Tout le monde connaît le principe du pré-carré et sa constitution par la guerre. J-Ph. Cénat remet en cause ce concept établi a posteriori au travers d’une lettre de Vauban. Il montre que les contraintes matérielles tinrent longtemps lieu de stratégies militaires. Puis l’A. transpose au XVIIe siècle la notion contemporaine de géostratégie, faisant une lecture fructueuse des idées stratégiques de Louis XIV, ce qui est totalement neuf. Il montre à partir du nombre des rapports militaires effectivement adressés au roi, que celui-ci a établi des priorités dans l’ouverture des fronts (145 rapports sur les Pays-Bas sur 358). La géographie détermine l’affrontement avec l’Empire, la ligne du Rhin (comme au temps de César) et la barrière des Alpes s’affirment comme une réalité pour borner le territoire. Puis le constat de la difficulté géographique à défendre deux frontières maritimes se transforme en désaffection pour l’expansion maritime voire coloniale qui apparaît comme un luxe dont le royaume peut se passer.
Louis XIV a pour idée constante, son principal devoir de roi de France, à savoir défendre son royaume. Il reprend à son compte la politique traditionnelle de la France qui est de briser son encerclement par les Habsbourg mais la modifie en organisant l’équilibre européen au profit du royaume de France.
Dans son métier de roi, Louis XIV doit également faire preuve de prudence et de discernement dans l’emploi de ses sujets à la guerre. C’est pourquoi, il s’efforce d’établir une stratégie rationnelle, utilisant la science nouvelle des techniques militaires (géographie, plan, météorologie, balistique, artillerie…) forgeant ainsi une science de la guerre. La maîtrise des risques associée à la guerre de cabinet veulent réduire l’initiative des généraux et les aléas de la guerre.

L’apport de l’auteur est considérable sur plusieurs points :

– Le renversement conceptuel sur le cœur de l’Etat, qui n’est pas le Contrôle général, qui aurait lui-même remplacé la Chancellerie au passage de l’époque moderne. Le cœur de l’Etat est le département de la Guerre et celui de la Marine qui est servi par l’ordonnateur des moyens : le Contrôle général des finances.

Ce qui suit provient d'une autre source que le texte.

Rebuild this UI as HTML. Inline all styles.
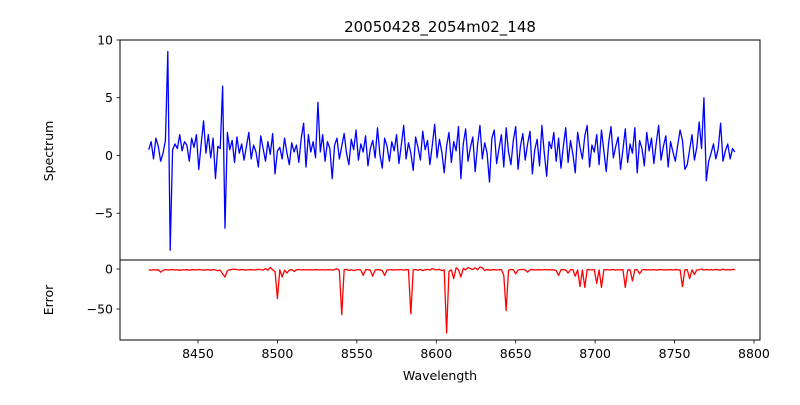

– L’intérêt fort de Louis XIV pour la Marine, suscité et orienté au début des années 1660 par les dévots et les chevaliers de Malte qui veulent que le roi Chrétien combatte les musulmans en Méditerranée puis, que Louis XIV a entretenu pour assurer la prééminence maritime française en Europe.

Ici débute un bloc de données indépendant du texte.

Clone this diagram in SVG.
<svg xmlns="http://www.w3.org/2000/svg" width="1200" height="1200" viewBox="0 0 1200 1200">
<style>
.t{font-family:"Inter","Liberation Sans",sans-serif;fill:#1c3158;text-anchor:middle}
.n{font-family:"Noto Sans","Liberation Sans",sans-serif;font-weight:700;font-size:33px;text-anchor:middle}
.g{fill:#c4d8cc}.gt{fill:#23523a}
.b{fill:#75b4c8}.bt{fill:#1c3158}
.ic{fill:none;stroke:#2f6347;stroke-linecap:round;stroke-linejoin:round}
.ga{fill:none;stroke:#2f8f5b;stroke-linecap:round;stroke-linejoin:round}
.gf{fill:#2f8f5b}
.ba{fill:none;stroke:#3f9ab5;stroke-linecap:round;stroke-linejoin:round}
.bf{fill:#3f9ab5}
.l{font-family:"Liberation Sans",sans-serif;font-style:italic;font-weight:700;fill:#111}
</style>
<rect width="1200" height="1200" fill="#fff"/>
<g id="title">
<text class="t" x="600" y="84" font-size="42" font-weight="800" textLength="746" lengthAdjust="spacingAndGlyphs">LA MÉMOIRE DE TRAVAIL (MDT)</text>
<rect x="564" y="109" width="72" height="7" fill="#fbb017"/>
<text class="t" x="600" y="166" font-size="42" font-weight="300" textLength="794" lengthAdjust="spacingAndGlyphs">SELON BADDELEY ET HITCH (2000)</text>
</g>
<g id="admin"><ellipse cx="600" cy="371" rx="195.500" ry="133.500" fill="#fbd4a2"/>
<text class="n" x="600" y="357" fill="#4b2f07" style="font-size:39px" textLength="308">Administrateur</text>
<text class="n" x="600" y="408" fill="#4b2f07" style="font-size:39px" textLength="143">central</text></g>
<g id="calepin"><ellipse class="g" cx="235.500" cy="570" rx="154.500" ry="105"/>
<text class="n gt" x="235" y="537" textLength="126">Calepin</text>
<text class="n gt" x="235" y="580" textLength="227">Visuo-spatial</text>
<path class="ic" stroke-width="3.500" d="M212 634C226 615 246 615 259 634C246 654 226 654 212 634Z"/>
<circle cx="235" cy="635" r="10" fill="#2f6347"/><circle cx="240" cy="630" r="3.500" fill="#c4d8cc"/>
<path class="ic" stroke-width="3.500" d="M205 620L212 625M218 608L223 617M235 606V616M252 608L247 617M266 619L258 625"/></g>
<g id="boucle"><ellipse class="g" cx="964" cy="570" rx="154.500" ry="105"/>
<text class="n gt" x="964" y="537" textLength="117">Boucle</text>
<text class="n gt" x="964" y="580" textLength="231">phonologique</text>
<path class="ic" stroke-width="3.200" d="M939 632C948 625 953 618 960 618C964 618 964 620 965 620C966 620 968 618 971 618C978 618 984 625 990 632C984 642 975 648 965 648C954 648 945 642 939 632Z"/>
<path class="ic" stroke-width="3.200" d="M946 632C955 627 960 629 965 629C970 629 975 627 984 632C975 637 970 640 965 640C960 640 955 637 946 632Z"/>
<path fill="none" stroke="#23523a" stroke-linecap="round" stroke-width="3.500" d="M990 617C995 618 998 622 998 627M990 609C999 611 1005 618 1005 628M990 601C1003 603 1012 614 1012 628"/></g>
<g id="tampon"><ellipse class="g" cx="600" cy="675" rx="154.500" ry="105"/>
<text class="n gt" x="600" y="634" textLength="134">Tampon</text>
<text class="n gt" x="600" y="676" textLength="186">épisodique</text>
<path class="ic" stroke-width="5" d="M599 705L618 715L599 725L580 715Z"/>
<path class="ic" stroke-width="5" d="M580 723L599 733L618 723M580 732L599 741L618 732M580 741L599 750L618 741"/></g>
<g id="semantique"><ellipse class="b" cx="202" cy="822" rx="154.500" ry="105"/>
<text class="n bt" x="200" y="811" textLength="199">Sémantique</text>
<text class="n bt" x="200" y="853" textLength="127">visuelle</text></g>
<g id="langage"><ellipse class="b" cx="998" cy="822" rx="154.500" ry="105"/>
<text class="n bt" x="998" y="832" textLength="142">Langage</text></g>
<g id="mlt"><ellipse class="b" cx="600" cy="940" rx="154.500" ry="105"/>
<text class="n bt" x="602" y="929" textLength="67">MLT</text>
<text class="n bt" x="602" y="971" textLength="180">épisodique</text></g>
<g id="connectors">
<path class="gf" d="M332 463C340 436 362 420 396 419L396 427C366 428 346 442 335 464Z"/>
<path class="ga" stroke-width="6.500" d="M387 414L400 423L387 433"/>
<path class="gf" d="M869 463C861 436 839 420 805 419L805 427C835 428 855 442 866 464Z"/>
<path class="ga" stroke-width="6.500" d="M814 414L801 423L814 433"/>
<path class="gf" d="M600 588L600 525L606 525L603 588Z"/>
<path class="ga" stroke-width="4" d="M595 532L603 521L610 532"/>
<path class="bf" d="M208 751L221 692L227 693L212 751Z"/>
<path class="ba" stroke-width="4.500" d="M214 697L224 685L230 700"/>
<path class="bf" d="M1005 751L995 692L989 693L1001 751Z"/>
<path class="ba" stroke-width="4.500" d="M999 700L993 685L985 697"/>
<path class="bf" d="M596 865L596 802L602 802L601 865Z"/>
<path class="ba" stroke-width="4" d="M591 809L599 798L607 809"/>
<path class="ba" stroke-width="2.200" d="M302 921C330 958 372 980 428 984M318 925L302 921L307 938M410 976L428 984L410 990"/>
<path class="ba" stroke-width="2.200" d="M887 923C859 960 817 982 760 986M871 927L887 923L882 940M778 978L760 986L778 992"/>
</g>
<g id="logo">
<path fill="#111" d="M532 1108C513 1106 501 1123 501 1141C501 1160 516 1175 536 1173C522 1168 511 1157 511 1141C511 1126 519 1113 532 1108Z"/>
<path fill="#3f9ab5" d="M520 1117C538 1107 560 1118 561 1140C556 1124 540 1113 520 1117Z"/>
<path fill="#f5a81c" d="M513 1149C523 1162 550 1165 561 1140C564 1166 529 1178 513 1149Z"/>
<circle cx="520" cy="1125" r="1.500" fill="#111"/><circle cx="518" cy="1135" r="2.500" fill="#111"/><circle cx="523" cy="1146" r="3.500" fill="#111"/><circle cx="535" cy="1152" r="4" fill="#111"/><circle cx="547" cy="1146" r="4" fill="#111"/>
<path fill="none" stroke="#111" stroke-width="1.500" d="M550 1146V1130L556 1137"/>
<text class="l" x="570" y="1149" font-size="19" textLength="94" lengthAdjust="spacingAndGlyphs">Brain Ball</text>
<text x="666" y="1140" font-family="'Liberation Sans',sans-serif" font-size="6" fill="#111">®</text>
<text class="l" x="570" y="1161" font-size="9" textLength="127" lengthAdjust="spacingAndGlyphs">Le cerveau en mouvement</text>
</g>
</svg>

– La stratégie et la géopolitique de Louis XIV que l’auteur explique avec brio, montrant qu’elles furent pragmatiques et négociées selon les circonstances et les hommes plutôt qu’érigées en principes absolus. Il voulut lutter contre les revers de la Fortune, en abandonnant l’incertitude des batailles pour donner la priorité à la poliorcétique (guerre des sièges) dont l’issue est quasiment certaine. En cela, il quitta le camp des chefs de guerre antérieurs au XVIIe siècle pour rentrer dans la maîtrise de la stratégie rationnelle. Cependant, de plus en plus campé à Versailles, il confia la tactique au quotidien et la prise de décision immédiate aux commandants sur le terrain. Par son implication journalière, par la multiplicité de ses sources d’information, par l’évolution de ses conceptions militaires et stratégiques, il fut le véritable chef de l’état major des armées françaises.

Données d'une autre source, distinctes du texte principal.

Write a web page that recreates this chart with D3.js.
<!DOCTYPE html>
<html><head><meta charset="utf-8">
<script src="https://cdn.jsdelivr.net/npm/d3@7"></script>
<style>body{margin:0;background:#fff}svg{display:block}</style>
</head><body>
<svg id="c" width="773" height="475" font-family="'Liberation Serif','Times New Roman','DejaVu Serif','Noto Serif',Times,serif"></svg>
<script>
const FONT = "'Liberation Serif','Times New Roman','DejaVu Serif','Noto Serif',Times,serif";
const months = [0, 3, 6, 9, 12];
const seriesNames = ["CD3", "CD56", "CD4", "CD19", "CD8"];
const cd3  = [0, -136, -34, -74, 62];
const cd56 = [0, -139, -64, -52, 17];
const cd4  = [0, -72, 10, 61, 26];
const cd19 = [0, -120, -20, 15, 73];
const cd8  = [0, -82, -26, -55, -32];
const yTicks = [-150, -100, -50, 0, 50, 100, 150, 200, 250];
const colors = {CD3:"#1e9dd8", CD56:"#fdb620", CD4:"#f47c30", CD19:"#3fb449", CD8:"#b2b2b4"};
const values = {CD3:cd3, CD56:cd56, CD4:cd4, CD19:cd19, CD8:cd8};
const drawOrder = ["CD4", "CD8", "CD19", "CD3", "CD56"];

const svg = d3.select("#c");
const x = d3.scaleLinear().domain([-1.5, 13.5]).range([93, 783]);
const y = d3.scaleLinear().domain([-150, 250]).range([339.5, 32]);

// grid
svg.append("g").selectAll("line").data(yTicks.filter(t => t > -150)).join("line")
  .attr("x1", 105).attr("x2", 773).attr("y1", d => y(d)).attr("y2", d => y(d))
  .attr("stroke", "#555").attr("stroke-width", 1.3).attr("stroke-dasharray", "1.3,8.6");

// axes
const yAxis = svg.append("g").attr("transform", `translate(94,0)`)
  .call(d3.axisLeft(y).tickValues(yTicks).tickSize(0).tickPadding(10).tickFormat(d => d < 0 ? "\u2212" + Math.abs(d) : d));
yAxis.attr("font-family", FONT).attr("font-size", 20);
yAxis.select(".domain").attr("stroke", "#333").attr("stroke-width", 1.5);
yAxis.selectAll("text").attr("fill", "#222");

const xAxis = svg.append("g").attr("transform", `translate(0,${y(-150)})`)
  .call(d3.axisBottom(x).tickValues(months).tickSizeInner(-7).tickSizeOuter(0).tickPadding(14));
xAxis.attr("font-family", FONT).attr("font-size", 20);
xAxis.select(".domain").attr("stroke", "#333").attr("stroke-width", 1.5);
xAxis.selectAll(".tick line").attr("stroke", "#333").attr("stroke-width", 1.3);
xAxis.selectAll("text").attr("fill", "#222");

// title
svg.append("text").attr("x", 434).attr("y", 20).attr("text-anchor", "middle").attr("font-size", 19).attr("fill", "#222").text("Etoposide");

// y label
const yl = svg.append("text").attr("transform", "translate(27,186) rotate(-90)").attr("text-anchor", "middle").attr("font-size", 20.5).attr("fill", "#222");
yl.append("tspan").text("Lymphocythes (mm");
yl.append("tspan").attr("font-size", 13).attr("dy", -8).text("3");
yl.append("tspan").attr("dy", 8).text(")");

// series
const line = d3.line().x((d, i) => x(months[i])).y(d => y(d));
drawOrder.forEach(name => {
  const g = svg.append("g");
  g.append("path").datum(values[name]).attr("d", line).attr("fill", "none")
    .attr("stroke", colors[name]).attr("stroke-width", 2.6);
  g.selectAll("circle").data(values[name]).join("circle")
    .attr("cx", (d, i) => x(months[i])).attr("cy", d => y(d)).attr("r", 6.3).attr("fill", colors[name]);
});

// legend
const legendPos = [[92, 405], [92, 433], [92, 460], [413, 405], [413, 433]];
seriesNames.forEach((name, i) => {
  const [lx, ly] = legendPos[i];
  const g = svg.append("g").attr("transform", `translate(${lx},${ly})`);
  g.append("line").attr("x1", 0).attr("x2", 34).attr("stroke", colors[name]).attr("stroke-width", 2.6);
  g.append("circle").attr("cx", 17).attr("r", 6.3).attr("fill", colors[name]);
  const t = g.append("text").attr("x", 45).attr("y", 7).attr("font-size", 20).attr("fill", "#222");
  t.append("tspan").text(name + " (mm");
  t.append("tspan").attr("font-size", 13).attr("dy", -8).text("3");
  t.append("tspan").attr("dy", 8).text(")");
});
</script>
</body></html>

Au final, on a là un livre très riche, ouvrant de nombreuses pistes de réflexion sur les moyens de la guerre, sur l’élaboration de la stratégie militaire, un ouvrage qui entre dans le courant de recherche sur le politique qui s’affirme en France partant de la routine du ministère de la guerre vers la fabrication rationnelle de l’acte de gouverner. Ce livre marque également la renaissance de la recherche française avec une histoire militaire « globale » longtemps alimentée uniquement sur les riches travaux historiques anglo-saxons.
Une remarque sur la terminologie cependant, l’auteur utilise souvent le terme de Cour pour parler du pouvoir politique central, ce qui me semble être un abus de langage facile à amender.